— START OF INPUT DATA —

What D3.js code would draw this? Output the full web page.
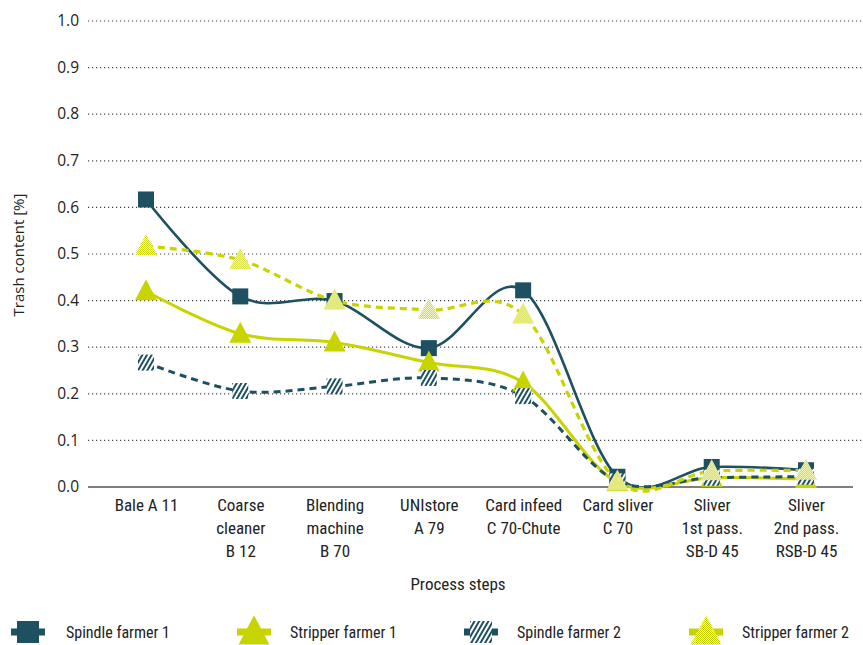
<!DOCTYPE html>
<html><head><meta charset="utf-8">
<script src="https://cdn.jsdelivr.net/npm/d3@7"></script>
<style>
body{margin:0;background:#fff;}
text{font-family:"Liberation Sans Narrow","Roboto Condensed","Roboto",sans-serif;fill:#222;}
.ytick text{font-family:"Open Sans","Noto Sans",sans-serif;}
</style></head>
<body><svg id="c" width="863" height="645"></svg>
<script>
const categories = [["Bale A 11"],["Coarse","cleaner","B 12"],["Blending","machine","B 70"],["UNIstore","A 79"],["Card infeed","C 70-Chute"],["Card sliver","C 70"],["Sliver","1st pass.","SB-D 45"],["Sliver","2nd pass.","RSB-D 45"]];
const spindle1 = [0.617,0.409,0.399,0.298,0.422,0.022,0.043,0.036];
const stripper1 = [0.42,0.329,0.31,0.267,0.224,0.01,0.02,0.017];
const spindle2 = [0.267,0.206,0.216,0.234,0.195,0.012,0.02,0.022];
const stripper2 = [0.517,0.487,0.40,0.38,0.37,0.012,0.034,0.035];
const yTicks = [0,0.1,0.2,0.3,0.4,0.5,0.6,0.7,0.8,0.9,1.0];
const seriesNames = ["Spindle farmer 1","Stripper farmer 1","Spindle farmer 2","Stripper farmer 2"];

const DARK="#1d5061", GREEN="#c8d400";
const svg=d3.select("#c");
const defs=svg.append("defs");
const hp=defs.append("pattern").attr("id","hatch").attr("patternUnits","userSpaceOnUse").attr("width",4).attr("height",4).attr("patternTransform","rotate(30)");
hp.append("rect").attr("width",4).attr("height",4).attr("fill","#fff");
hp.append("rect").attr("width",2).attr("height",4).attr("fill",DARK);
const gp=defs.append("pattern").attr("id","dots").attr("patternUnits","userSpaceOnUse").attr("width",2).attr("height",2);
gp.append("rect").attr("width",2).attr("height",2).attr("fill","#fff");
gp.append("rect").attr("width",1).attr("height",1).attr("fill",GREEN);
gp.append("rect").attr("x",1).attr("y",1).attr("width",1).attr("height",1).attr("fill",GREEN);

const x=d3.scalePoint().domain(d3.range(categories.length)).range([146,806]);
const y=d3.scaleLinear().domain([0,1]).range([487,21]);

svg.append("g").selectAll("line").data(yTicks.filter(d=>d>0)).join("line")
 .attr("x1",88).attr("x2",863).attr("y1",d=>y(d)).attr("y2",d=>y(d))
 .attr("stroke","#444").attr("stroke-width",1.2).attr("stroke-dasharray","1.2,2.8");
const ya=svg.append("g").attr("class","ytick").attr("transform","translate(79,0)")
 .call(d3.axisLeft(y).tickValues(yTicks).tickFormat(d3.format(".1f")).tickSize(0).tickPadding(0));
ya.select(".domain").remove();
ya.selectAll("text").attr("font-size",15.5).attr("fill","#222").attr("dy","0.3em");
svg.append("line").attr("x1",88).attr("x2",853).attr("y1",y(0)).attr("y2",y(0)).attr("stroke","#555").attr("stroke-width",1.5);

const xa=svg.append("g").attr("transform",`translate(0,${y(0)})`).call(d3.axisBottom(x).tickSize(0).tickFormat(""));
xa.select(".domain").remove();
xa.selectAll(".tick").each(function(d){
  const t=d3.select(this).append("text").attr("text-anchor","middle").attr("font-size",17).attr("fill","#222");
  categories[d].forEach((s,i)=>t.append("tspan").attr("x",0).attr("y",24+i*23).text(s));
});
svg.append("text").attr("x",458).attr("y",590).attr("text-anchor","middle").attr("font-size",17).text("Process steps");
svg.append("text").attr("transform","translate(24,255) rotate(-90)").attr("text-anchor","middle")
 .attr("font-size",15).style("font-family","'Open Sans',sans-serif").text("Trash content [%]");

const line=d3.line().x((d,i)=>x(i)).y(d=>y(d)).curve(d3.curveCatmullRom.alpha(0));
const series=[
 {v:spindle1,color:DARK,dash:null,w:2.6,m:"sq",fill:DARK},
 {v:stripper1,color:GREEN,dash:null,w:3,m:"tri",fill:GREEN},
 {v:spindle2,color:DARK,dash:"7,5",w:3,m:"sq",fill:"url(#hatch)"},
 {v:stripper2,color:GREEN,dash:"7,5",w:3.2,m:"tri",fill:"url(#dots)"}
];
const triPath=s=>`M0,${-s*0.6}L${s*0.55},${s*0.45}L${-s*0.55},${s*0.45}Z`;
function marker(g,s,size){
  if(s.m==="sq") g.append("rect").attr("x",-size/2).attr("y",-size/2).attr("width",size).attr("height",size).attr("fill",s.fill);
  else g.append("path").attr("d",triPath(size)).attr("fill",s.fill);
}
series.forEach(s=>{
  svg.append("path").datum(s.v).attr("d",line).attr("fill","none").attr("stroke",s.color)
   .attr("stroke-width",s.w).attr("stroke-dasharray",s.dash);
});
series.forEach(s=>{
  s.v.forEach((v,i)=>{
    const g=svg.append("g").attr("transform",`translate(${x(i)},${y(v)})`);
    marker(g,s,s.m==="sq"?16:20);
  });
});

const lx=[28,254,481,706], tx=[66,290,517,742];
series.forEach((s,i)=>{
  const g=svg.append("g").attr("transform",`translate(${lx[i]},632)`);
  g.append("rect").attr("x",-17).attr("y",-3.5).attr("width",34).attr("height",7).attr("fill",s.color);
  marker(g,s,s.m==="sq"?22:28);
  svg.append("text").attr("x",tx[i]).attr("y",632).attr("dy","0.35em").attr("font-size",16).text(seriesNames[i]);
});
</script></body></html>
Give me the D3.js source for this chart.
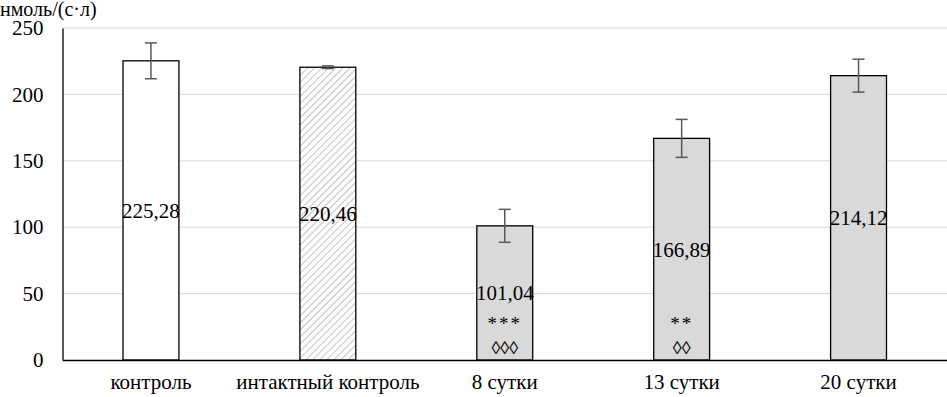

— END OF INPUT DATA —

*DIRECTION:* Copy down every line of the material above that includes the string "this".

*EXPECTED OUTPUT:*
What D3.js code would draw this? Output the full web page.
  const t=d3.select(this).append("text").attr("text-anchor","middle").attr("font-size",17).attr("fill","#222");
Give me the D3.js source for this chart.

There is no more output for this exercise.